But I can’t help feeling that throwing his lot in with the Tories could prove
to be a disappointment. At the very least, his latest project with former Tory
environment supremo John Gummer won’t impress accountants.
Last week the two launched the Conservatives’ well-intentioned Quality of
Life commission with a demand that big business post their big bad carbon
emissions in their annual reports.
Can’t fault that. Except that the idea is arriving a little late to the party
(whatever its political hue). It’s lacking a bit of info, too. What companies
really need is a means, and a method, by which they can report. Otherwise
results will hardly be comparable and end up meaningless. Enter stage left (no,
really) Prince Charles and Sir Michael Peat who have together established that
very thing a project to produce a green reporting standard.

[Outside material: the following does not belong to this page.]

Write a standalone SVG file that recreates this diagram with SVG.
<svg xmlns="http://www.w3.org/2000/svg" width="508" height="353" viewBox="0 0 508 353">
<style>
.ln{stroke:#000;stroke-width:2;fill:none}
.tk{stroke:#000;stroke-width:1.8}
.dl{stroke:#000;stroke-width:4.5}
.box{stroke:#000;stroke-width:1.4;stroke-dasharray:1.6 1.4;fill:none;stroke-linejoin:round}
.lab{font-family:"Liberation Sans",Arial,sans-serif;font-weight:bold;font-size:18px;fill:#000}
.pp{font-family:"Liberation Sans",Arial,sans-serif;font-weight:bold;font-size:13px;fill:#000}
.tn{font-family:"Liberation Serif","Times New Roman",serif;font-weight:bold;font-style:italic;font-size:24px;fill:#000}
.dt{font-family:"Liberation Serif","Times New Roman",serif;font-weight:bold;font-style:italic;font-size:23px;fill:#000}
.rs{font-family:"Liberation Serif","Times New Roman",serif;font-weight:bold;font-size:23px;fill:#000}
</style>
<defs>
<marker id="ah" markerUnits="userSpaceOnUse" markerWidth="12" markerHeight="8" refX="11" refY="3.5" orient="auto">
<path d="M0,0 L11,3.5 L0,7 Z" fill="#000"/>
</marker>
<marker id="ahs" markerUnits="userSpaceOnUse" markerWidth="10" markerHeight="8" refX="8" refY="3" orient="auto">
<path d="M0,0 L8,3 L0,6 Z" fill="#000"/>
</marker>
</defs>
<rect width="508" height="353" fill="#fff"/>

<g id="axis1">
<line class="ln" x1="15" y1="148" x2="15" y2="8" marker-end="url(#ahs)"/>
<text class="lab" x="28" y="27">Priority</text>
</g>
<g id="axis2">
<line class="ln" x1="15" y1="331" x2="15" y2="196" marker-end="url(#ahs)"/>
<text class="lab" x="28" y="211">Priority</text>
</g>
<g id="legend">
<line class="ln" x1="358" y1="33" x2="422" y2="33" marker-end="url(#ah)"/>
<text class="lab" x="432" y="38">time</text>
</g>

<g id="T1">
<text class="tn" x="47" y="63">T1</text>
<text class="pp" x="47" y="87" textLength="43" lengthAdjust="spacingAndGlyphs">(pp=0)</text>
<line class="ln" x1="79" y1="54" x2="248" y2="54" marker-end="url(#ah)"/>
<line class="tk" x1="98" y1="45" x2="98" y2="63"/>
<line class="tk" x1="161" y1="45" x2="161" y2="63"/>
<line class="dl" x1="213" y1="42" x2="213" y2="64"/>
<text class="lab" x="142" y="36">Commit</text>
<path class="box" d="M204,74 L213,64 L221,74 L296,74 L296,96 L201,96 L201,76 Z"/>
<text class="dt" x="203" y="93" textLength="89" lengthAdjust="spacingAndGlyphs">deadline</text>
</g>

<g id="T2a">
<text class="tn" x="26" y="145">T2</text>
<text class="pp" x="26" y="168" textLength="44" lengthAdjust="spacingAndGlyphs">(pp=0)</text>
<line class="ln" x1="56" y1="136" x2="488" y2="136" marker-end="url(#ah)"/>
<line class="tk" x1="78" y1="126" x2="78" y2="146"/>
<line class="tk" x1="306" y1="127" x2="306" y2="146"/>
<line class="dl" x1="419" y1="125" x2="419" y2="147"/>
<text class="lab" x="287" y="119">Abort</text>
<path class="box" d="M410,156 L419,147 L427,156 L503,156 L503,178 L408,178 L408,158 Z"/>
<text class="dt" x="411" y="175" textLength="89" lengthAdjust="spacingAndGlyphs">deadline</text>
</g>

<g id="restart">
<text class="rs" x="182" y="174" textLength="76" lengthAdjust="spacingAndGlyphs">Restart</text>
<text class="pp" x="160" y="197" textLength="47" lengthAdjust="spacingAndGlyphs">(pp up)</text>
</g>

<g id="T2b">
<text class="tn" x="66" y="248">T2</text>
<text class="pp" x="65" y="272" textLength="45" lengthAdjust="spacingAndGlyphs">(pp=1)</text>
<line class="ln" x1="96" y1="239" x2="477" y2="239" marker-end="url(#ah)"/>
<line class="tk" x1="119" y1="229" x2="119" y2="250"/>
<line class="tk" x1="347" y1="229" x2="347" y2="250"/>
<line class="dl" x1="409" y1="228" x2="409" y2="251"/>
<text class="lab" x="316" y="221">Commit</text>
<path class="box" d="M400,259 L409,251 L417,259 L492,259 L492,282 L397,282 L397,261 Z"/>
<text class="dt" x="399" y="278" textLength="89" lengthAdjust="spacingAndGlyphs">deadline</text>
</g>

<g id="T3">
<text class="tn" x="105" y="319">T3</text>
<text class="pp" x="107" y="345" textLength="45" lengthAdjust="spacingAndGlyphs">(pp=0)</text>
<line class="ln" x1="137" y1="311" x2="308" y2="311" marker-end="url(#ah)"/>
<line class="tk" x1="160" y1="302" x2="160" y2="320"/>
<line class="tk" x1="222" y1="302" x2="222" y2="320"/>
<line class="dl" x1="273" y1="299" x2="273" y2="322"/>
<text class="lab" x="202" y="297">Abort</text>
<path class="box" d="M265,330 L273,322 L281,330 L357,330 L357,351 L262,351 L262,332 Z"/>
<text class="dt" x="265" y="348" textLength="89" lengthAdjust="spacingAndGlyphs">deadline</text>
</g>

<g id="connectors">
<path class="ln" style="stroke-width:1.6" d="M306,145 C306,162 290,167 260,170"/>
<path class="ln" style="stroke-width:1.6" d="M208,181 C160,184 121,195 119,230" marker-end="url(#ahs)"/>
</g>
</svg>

Now, that doesn’t mean anyone will use it. Formulating the details of how it
will work is only part of the hard work. A project of persuasion will follow.
But making the demand before a viable methodology is in place is sliding the
cart well and truly before the horse. With HRH’s project complete, apologists
will have nowhere to hide and will be unable to claim they have no technical
means to report their emissions. Doing things this way round makes sense and is
frankly a tribute to Sir Michael’s thinking.
Nor does it place the issue under a political banner something that big
business would be a little uncomfortable with. Besides, who would you rather
spend lunch with discussing the issue? Zac and John, or HRH?